◆ **What to work on**
Quote word for word the lines below, beginning with the first and ending with the one that has "return (PB - p) / (PB - PT)". Drop the pictures.

━━━━━━━━━━━━━━━━━━━━━━━━━━━━━━

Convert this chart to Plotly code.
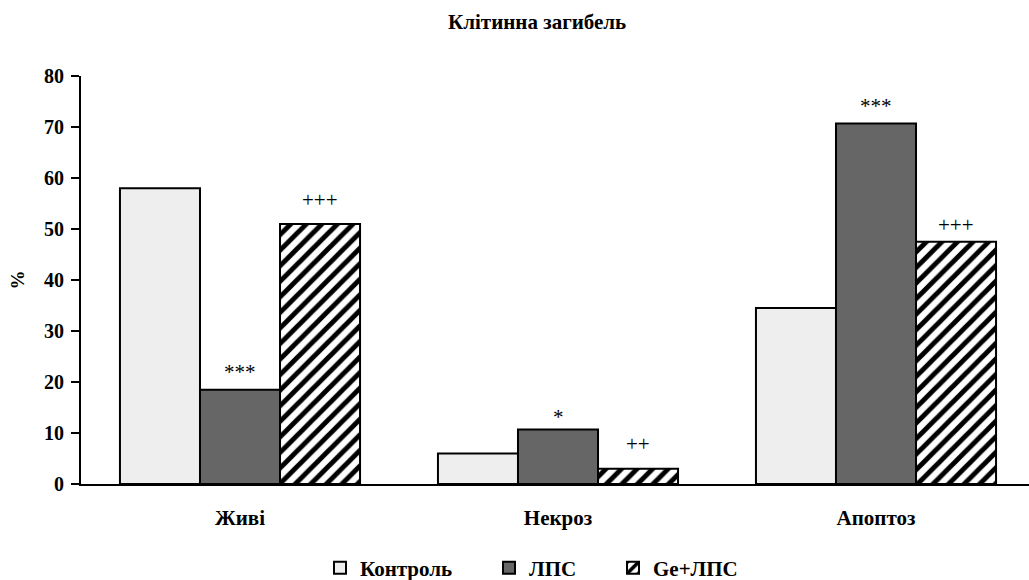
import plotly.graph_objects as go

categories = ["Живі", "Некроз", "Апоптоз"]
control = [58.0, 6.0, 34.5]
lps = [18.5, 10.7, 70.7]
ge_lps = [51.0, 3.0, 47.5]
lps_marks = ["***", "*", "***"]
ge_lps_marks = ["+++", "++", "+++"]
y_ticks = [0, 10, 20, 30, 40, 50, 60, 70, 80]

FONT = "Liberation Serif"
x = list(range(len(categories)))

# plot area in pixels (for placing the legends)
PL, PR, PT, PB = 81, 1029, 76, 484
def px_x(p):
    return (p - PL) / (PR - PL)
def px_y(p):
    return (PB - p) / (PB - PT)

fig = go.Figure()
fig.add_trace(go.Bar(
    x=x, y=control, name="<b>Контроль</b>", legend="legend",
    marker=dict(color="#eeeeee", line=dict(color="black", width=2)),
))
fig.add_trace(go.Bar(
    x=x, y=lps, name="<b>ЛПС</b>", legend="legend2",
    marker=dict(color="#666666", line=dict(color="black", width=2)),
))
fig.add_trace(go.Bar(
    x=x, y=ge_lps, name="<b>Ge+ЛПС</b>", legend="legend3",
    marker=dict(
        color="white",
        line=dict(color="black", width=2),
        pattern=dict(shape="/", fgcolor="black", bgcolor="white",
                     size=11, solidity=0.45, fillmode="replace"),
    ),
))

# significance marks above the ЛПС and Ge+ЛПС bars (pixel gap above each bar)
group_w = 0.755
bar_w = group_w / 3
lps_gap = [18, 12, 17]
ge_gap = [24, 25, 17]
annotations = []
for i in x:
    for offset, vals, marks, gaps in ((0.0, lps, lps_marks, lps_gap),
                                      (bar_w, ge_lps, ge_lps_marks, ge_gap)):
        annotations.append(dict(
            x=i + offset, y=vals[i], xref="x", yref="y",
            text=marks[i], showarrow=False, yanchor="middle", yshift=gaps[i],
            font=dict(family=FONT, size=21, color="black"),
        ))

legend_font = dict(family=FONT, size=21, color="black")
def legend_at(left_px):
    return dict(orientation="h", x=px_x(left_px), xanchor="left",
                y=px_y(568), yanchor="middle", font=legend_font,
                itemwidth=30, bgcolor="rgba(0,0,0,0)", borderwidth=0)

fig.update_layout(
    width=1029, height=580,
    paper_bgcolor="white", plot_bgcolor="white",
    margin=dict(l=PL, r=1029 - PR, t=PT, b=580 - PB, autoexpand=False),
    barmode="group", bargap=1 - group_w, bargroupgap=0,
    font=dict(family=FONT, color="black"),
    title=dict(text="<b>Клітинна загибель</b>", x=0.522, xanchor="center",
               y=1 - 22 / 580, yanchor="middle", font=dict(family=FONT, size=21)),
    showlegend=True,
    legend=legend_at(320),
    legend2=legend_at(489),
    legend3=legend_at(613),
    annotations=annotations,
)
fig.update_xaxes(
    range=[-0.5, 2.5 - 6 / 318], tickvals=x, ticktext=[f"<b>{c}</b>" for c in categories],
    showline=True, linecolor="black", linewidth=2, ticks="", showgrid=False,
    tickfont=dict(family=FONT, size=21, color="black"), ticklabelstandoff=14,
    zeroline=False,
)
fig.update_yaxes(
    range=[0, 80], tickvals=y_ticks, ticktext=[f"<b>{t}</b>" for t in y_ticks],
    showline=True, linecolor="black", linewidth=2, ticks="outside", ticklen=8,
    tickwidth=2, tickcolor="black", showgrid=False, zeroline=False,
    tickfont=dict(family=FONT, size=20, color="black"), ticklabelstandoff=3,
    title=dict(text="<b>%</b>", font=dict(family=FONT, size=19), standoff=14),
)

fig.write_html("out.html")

━━━━━━━━━━━━━━━━━━━━━━━━━━━━━━

◆ **Problem solution**
Convert this chart to Plotly code.
import plotly.graph_objects as go

categories = ["Живі", "Некроз", "Апоптоз"]
control = [58.0, 6.0, 34.5]
lps = [18.5, 10.7, 70.7]
ge_lps = [51.0, 3.0, 47.5]
lps_marks = ["***", "*", "***"]
ge_lps_marks = ["+++", "++", "+++"]
y_ticks = [0, 10, 20, 30, 40, 50, 60, 70, 80]

FONT = "Liberation Serif"
x = list(range(len(categories)))

# plot area in pixels (for placing the legends)
PL, PR, PT, PB = 81, 1029, 76, 484
def px_x(p):
    return (p - PL) / (PR - PL)
def px_y(p):
    return (PB - p) / (PB - PT)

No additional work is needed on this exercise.